1958 - O Ano em que o Mundo Descobriu o Brasil,
de José Carlos Asbeg
(Brasil, 2008)
por Julio Bezerra

A taça é nossa

Aproveitando o gancho do 50º aniversário da conquista da primeira Copa do Mundo de futebol pelo Brasil, este documentário se dedica a reconstituir a trajetória vitoriosa da seleção brasileira na Suécia. A campanha é lembrada coletivamente por jornalistas, pelos jogadores brasileiros (Didi, Mazolla, Zagallo, Nilton Santos, Zito, entre outros) e seus oponentes suecos, austríacos, franceses, russos e galeses – a ausência do depoimento de Pelé é crucial, mas não diminui o filme. A organização do material é razoavelmente simples. Vemos imagens de gols dos jogos do Brasil, os depoimentos/lembranças de jogadores, dirigentes e jornalistas, até nos concentrarmos na partida final da Copa. Sem alarde, Asbeg investe ainda na encenação de algumas jogadas e invoca a figura de Nelson Rodrigues. Em uma bela seqüência, o cineasta encena Didi sozinho pegando a bola no fundo do gol e andando calmamente até a linha do meio de campo para reiniciar a partida. Uma cena que se integra harmoniosamente à tessitura da edição e reveste de grandeza a atitude do jogador.

A partida final contra a Suécia se configura como eixo principal, rompido freqüentemente por digressões das mais variadas que recontam a história da seleção canarinho desde o trauma de 50 até os jogos da Copa de 58. O filme tenta imprimir uma informalidade e um ritmo de conversa, que vai e volta ao assunto principal. Apesar de haver muito esquematismo nessa busca por uma fluência mais espontânea, 1958 segue cativante. Todos sabemos o final da história, mas somos convidados, nessa relação com a imagem e a informação já conhecidas, a revivê-la como uma narrativa de celebração do herói coletivo e de sua predestinação. 1958 aposta muito na emoção. O documentário foi elaborado de forma a deixar bem à mostra todo o entusiasmo dos entrevistados e Asbeg não tira o pé do acelerador nos quesitos som e música. Cada seqüência é pesadamente musicada com hinos, marchas ou temas heróicos. Trata-se de um documentário carregado por um tema. O assunto e as imagens são mais importantes que o filme em si. Asbeg fez na verdade um bom especial sobre a Copa. O filme evita aspectos polêmicos, como, por exemplo, a famosa resistência inicial dos dirigentes a jogadores negros, ou o fato pouco citado de Garrincha ter quase sido vetado devido a um teste psicotécnico.

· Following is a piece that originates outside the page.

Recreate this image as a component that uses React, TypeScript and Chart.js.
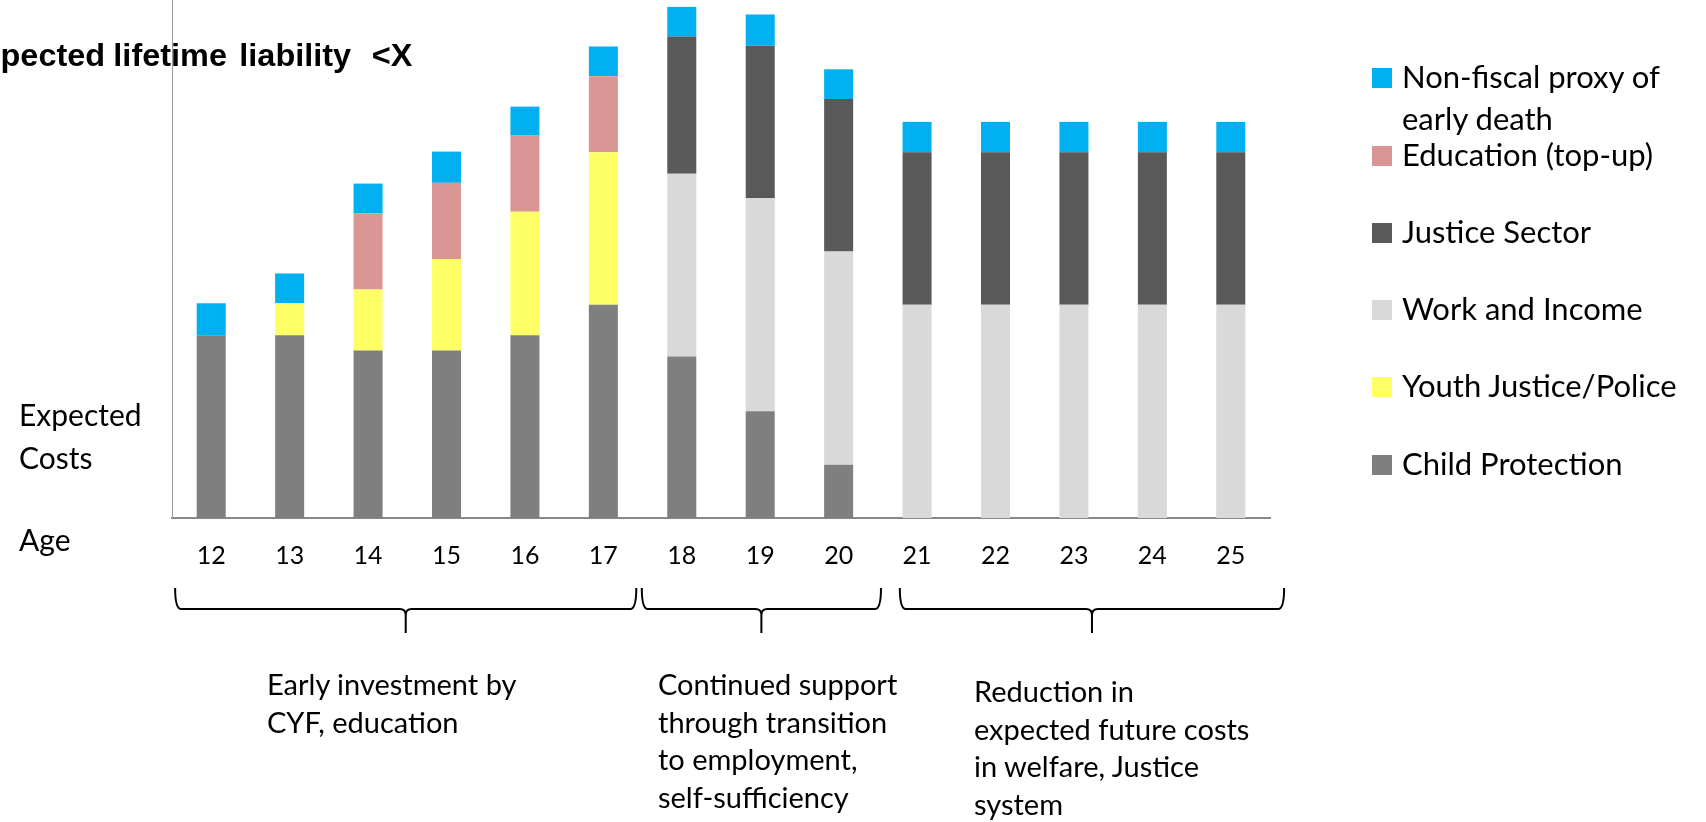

Em miúdos: 1958 é um documentário oficial e chapa-branca. No filme, estamos em uma auto-celebração triunfalista. Em nenhum momento 1958 disfarça sua militância ufanista: sua narrativa assume-se como operação mitificadora, mais que documental, e evoca um discurso pra lá de discutível. Asbeg tenta comprovar a tese de que em 1958 o Brasil superou seu "complexo de vira-lata", e o comentarista Luiz Mendes chega a dizer que depois da copa passamos a ser uma nação. Descontado todo este exagero, o fato é que os anos 50 trouxeram muitas mudanças – pouco exploradas pelo longa, é verdade, apesar de Asbeg nos deixar entrever um país cheio de promessas, tão inspirado quanto inseguro. A década começa com uma derrota em casa para o Uruguai, o suicídio de Getúlio Vargas e a falência dos estúdios da Vera Cruz; e termina com o nascimento da Bossa Nova, a inauguração da Brasília de JK, e nossa primeira copa do mundo.

Vale dizer ainda que 1958 é uma experiência atordoante para os fãs da arte futebolística. É de fato um fluxo interminável de imagens de um futebol praticado com refinamento indescritível. Estavam juntos quatro dos maiores jogadores da história do futebol. Didi, eleito o melhor jogador da Copa, elegante criador do chute em folha seca; Nilton Santos, a enciclopédia do futebol; Garrincha, uma espécie de Macunaíma do esporte bretão; e Pelé, aos 17 anos. 1958 está aí para nos lembrar que estes craques existiram.